La Leçon d’allemand (Deutschstunde)
Christian Schwochow – 2h05, Allemagne, 2019
avec Ulrich Noethen, Tobias Moretti, Levi Eisenblätter
Siggi Jepsen est enfermé dans une prison pour jeunes délinquants après avoir rendu copie blanche lors d’une épreuve de rédaction. Le sujet : « Les joies du devoir ». Dans l’isolement de sa cellule, il se remémore la période qui a fait basculer sa vie. En 1943, son père, officier de police, est contraint de faire appliquer la loi du Reich et ses mesures liberticides à l’encontre de l’un de ses amis d’enfance, le peintre Max Nansen, privé d’exercer son métier. Siggi remet alors en cause l’autorité paternelle et se donne pour devoir de sauver Max et son œuvre…

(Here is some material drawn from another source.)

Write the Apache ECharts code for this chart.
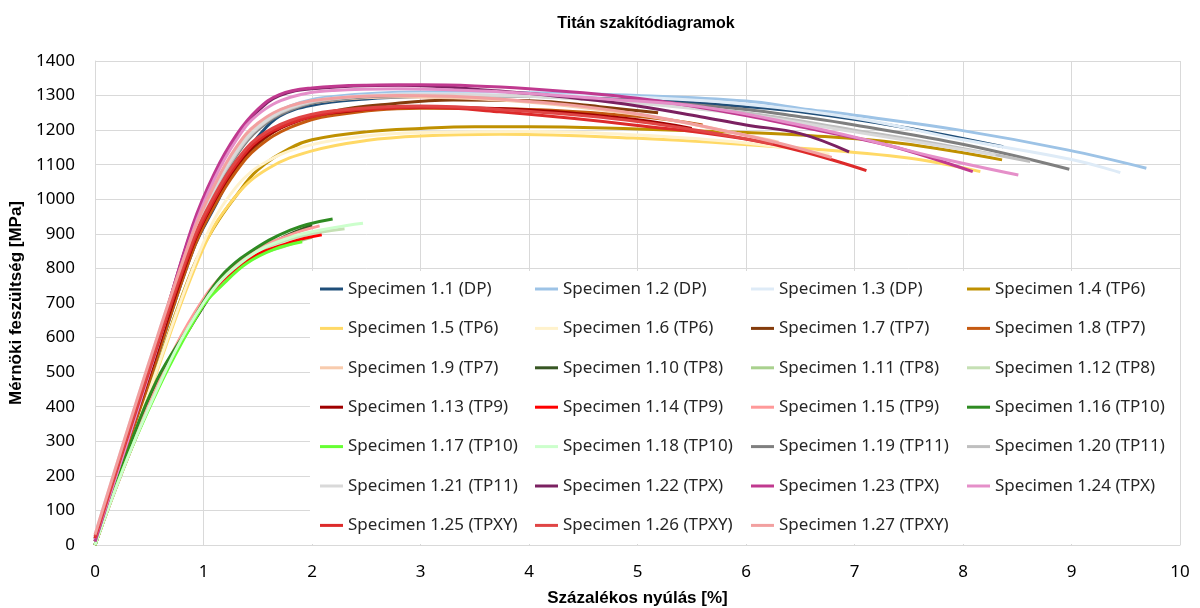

Jusqu’où doit-on obéir ? Et quelles sont les limites au devoir dans un régime autoritaire ? C’est au cœur de ce dilemme que se situe le beau roman de Siegfried Lenz, best-seller de l’après-guerre publié en 1968, qui renvoyait le peuple allemand aux cicatrices laissées par son passé nazi. Le réalisateur allemand Christian Schwochow (Paula, De l’autre côté du mur) s’est attelé avec sa mère, scénariste célèbre dans son pays, à l’adaptation de ce monument national, souhaitant lui donner une lecture contemporaine et universelle à l’heure où, selon le cinéaste, « les sentiments antidémocratiques gagnent du terrain », partout en Europe. Inspiré à l’auteur par le peintre Emil Nolde, interdit de peindre à partir de 1941 (malgré des sympathies nazies découvertes tardivement), et situé volontairement loin de Berlin et de tout le folklore du IIIe Reich, le roman faisait de la nature tourmentée des bords de la mer Baltique la métaphore des états d’âme de Siggi. Le film, âpre et corseté, parvient à en restituer toute la beauté symbolique et visuelle.